Home > Book, Reviews > Looking for Mrs Dextrose

Looking for Mrs Dextrose

This review originally appeared in November 2010′s Le Nurb

You know you’re a proper journalist when people give you free stuff to review. While I make no claim to be a proper journalist, it seems that publishers aren’t as discerning as I am. The reason for their generosity is that this book is being advertised as, “The World’s First Student-Only Edition”, so, appropriately enough, they want reviews from student media. Looking for Mrs Dextrose, by Nick Griffiths, is the sequel to In the Footsteps of Harrison Dextrose, which some of you may have thoroughly enjoyed, and some of you will never have heard of, myself included.

At first I have to admit I wanted to like this book. After all, being given something for free is a very pleasant sensation, but as I read, any goodwill I felt began to vanish. Looking for Mrs Dextrose is a rambling, purposeless mess of a book. The protagonist has one objective – to find his missing mother – but I estimate only 10% of the book is actually centred on that search, and that’s probably being generous. Doubtless this was intended as more of a coming-of age story, but then all that seems to have been left in the previous volume, as far as I can tell.

When things are actually happening which are relevant to the plot, Looking for Mrs Dextrose is readable, in fact I found myself thoroughly enjoying it, but Griffiths seems to take a perverse pleasure in bogging down his protagonist with meaningless tangential objectives. At one point, the main character is saddled with someone else’s parking ticket, and gets in the queue to pay for it. He stays in this queue for several pages, and Griffiths conveys the irritation of this situation by attempting to drag out this sequence interminably. For the first time in my life, I found myself wanting to punch a book. I then proceeded to punch the book.

As part of the “Student Only Edition” promotion, I was given the opportunity to meet up with the author for an interview. I met Nick outside a pub on Baker Street, and I immediately began to feel a bit guilty about the quite scathing things I had already written. This feeling was exacerbated when he briefly disappeared, before returning with a pint for me. He shrugged off my attempts to pay him back, insisting “You’re a student. You have better things to do with your money.” As soon as I was seated, he proceeded to take out a copy of his first novel, In the Footsteps of Harrison Dextrose, and presented it for me to keep. I felt like the biggest wanker in existance.

One of the first things I spoke to Nick about was the seeming confusion over who the target audience should be. The book was described to me by the publishers as a cross between The Hitchhikers’ Guide to the Galaxy and The Mighty Boosh, although how they reached this conclusion is beyond me. Griffiths hasn’t read THGTTG, but he does see a definite connection with The Mighty Boosh– “LFMD does go through some fantastical lands with some stupidly named people, and The Mighty Boosh, I’m a massive fan of them, they’re pretty surreal and stupid. I think surrealism does come from stupidity.”

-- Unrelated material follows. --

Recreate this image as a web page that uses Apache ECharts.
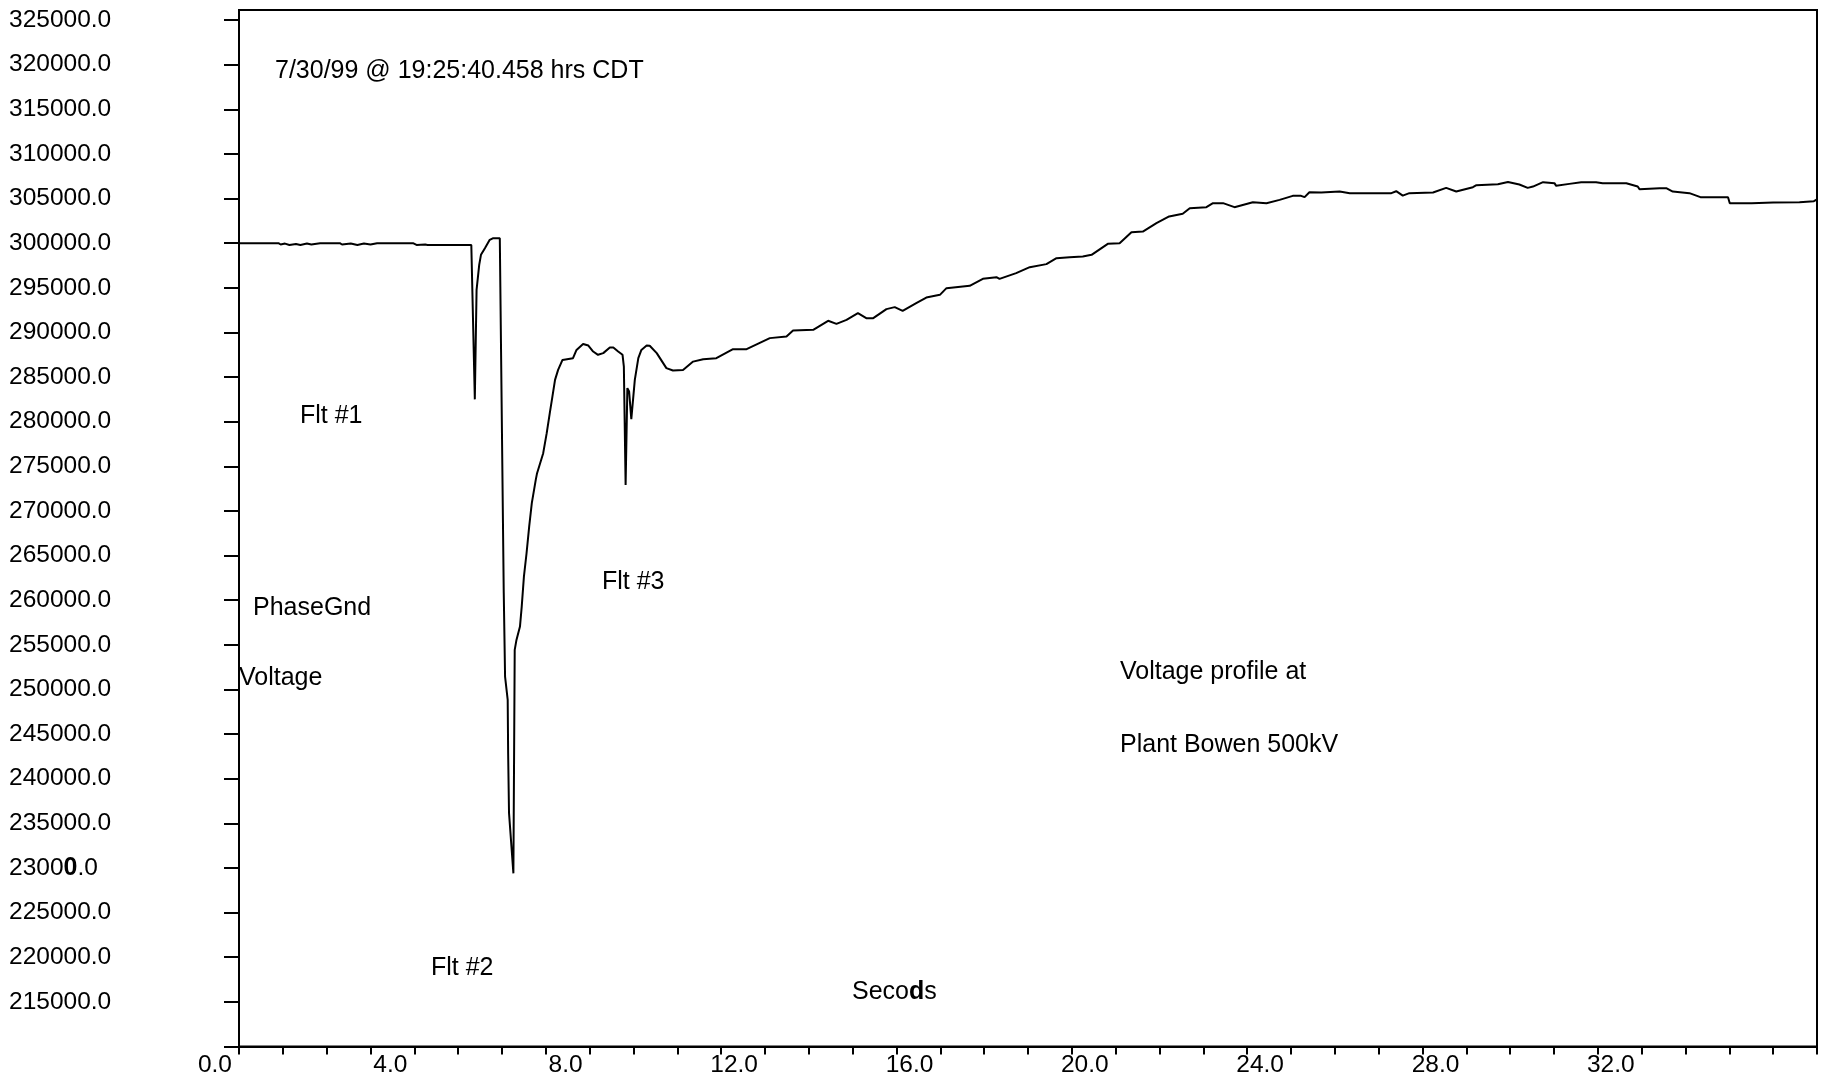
<!DOCTYPE html>
<html>
<head>
<meta charset="utf-8">
<style>
html,body{margin:0;padding:0;background:#fff;}
#chart{width:1825px;height:1081px;}
</style>
<script src="https://cdn.jsdelivr.net/npm/echarts@6/dist/echarts.min.js"></script>
</head>
<body>
<div id="chart"></div>
<script>
// ---- data (seconds, phase-ground voltage) ----
const seconds = [
  0.00,0.90,0.95,1.05,1.15,1.30,1.40,1.55,1.65,1.85,2.30,2.35,2.55,2.70,2.85,3.00,3.15,3.97,4.05,4.25,4.30,5.30,5.34,
  5.38,5.42,5.48,5.52,5.61,5.72,5.80,5.95,5.99,
  6.04,6.07,6.13,6.14,6.16,6.26,
  6.29,6.33,6.41,6.45,6.50,6.56,6.62,6.68,6.77,6.80,6.94,7.02,7.09,7.15,7.21,7.28,7.38,7.62,7.70,7.85,7.97,
  8.08,8.19,8.31,8.46,8.54,8.65,8.75,8.78,8.82,8.86,8.90,8.95,9.03,9.11,9.18,9.30,9.37,9.53,9.75,9.90,
  10.13,10.36,10.59,10.89,11.27,11.58,12.11,12.49,12.64,13.10,13.44,13.63,13.86,14.12,14.31,14.47,14.77,14.96,
  15.14,15.45,15.68,15.99,16.14,16.67,16.97,17.28,17.35,17.73,18.04,18.42,18.65,18.95,19.25,19.45,19.82,
  20.09,20.36,20.62,20.93,21.22,21.53,21.69,22.07,22.22,22.45,22.71,23.13,23.44,23.74,24.04,24.23,24.31,
  24.42,24.69,25.11,25.34,26.29,26.40,26.55,26.70,27.24,27.54,27.77,28.15,28.23,28.72,28.95,29.21,29.40,
  29.52,29.75,30.01,30.05,30.35,30.62,30.96,31.11,31.65,31.91,31.95,32.41,32.56,32.71,33.09,33.34,33.97,
  34.01,34.51,35.00,35.60,35.93,36.00
];
const voltage = [
  300000,300000,299850,299950,299800,299900,299800,299950,299850,300000,300000,299850,299950,299800,299950,299850,300000,300000,299800,299850,299800,299800,299800,
  282500,294770,297570,298690,299440,300370,300560,300560,300370,
  260820,251440,248830,242890,236170,229400,
  254430,255550,257040,259280,262640,265260,268250,270870,273480,274230,276470,278710,280950,282810,284680,285800,286920,287110,288040,288710,288530,
  287860,287490,287680,288300,288300,287860,287490,286170,272900,283760,283380,280280,284680,287110,288040,288530,288500,287680,286000,285730,
  285800,286730,287000,287110,288120,288120,289360,289540,290210,290290,291300,290960,291410,292160,291600,291600,292610,292830,
  292420,293280,293910,294210,294960,295220,296000,296190,296000,296640,297310,297650,298320,298430,298500,298690,299920,
  300000,301230,301300,302240,302990,303290,303920,304030,304480,304480,304030,304590,304480,304850,305300,305300,305150,
  305710,305670,305780,305600,305600,305820,305330,305600,305670,306190,305780,306270,306490,306600,306860,306570,306190,
  306340,306830,306720,306420,306640,306830,306830,306720,306720,306340,306050,306160,306160,305780,305600,305150,305150,
  304480,304480,304550,304590,304700,304900
];
const yTickValues = [210000,215000,220000,225000,230000,235000,240000,245000,250000,255000,260000,265000,270000,275000,280000,285000,290000,295000,300000,305000,310000,315000,320000,325000];
const yLabelValues = yTickValues.slice(1);
const xLabelValues = [0,4,8,12,16,20,24,28,32];
const xTickValues = [0,1,2,3,4,5,6,7,8,9,10,11,12,13,14,15,16,17,18,19,20,21,22,23,24,25,26,27,28,29,30,31,32,33,34,35,36];
const annotations = [
  {text: '7/30/99 @ 19:25:40.458 hrs CDT', x: 275, y: 71},
  {text: 'Flt #1', x: 300, y: 416},
  {text: 'PhaseGnd', x: 253, y: 608},
  {text: 'Voltage', x: 239, y: 678},
  {text: 'Flt #3', x: 602, y: 582},
  {text: 'Flt #2', x: 431, y: 968},
  {text: '{n|Seco}{b|d}{n|s}', x: 852, y: 992},
  {text: 'Voltage profile at', x: 1120, y: 672},
  {text: 'Plant Bowen 500kV', x: 1120, y: 745}
];

const FONT = '"Liberation Sans", Arial, sans-serif';
const chart = echarts.init(document.getElementById('chart'));
const points = seconds.map((s, i) => [s, voltage[i]]);

chart.setOption({
  animation: false,
  backgroundColor: '#fff',
  grid: {left: 239, right: 8, top: 10, bottom: 34.5, show: true, borderColor: '#000', borderWidth: 2, backgroundColor: 'transparent'},
  xAxis: {
    type: 'value', min: 0, max: 36, interval: 1,
    axisLine: {show: true, lineStyle: {color: '#000', width: 2}},
    axisTick: {show: true, length: 8, lineStyle: {color: '#000', width: 2}, customValues: xTickValues},
    splitLine: {show: false},
    axisLabel: {
      customValues: xLabelValues,
      color: '#000', fontFamily: FONT, fontSize: 24.5, align: 'right', padding: [0, 7, 0, 0], margin: 6,
      formatter: v => (v % 4 === 0 && v < 36) ? v.toFixed(1) : ''
    }
  },
  yAxis: {
    type: 'value', min: 210000, max: 326120, interval: 5000,
    axisLine: {show: true, lineStyle: {color: '#000', width: 2}},
    axisTick: {show: true, length: 15, lineStyle: {color: '#000', width: 2}, customValues: yTickValues},
    splitLine: {show: false},
    axisLabel: {
      customValues: yLabelValues,
      color: '#000', fontFamily: FONT, fontSize: 24.5, align: 'left', margin: 230,
      formatter: v => {
        if (v % 5000 !== 0 || v === 210000) return '';
        if (v === 230000) return '2300{b|0}.0';
        return v.toFixed(1);
      },
      rich: {b: {fontWeight: 'bold', fontFamily: FONT, fontSize: 25, color: '#000'}}
    }
  },
  series: [{
    type: 'line', data: points, showSymbol: false, symbol: 'none',
    lineStyle: {color: '#000', width: 2}, clip: true
  }],
  graphic: annotations.map(a => ({
    type: 'text', x: a.x, y: a.y, z: 100,
    style: {
      text: a.text, fill: '#000', font: '25px ' + FONT, textVerticalAlign: 'middle', verticalAlign: 'middle',
      rich: {
        n: {fontFamily: FONT, fontSize: 25, fill: '#000', color: '#000'},
        b: {fontFamily: FONT, fontSize: 25, fontWeight: 'bold', fill: '#000', color: '#000'}
      }
    }
  }))
});
</script>
</body>
</html>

My theory had been, given the bizarre combination of gross-out humour and obscure classical references within the first few pages, that the book was aimed at English Literature students. Drunk English Literature students. I thought that this might have been the idea behind the student focus of the marketing strategy, but Nick was quick to correct me, “It was my idea actually; the reason was that on the net you’ll find a lot of people who named In the Footsteps of Harrison Dextrose as one of their favourite books of all time, and they all tend to be intheir early 20s. If students love it we’ll get a bit of a buzz going, and then when the mass market edition comes out next May, hopefully there’ll be a bit of impetus behind it already.”

Looking for Mrs Dextrose definitely isn’t all bad, while the structure of the novel isn’t particularly coherent, Griffiths definitely has a way with words, and the humour of the book lies, not with the situations, but rather the descriptions, which are filled with idiosyncratic similes. This seems to be a hallmark of Griffiths’ approach to writing, perhaps even to life in general – “I sort of do that in conversations as well; I’m not the personwho sits down for an earnest philosophical discussion about politics, I’ll be the one chipping in with stupid glib comments now and then, which is sort of what my book does.”

Griffiths is clearly aiming for laughs rather than plot, and he succeeds, but at the end you’re left wondering if there was any real substance to what you just read. For all the aspiring writers out there, Nick had some succinct advice: “Don’t.” However, for those not deterred by this, he has these words of encouragement: “The brilliant thing is, as a kid who loved reading, the idea of having a book out is amazing, so to see these books is quite incredible, it’s a dream come through, it’s an ambition fulfilled, but there’s so little money in it; you have to live off the glow that comes with being published. In terms of actually getting a novel written, just write and write and write and write because you can only keep improving.”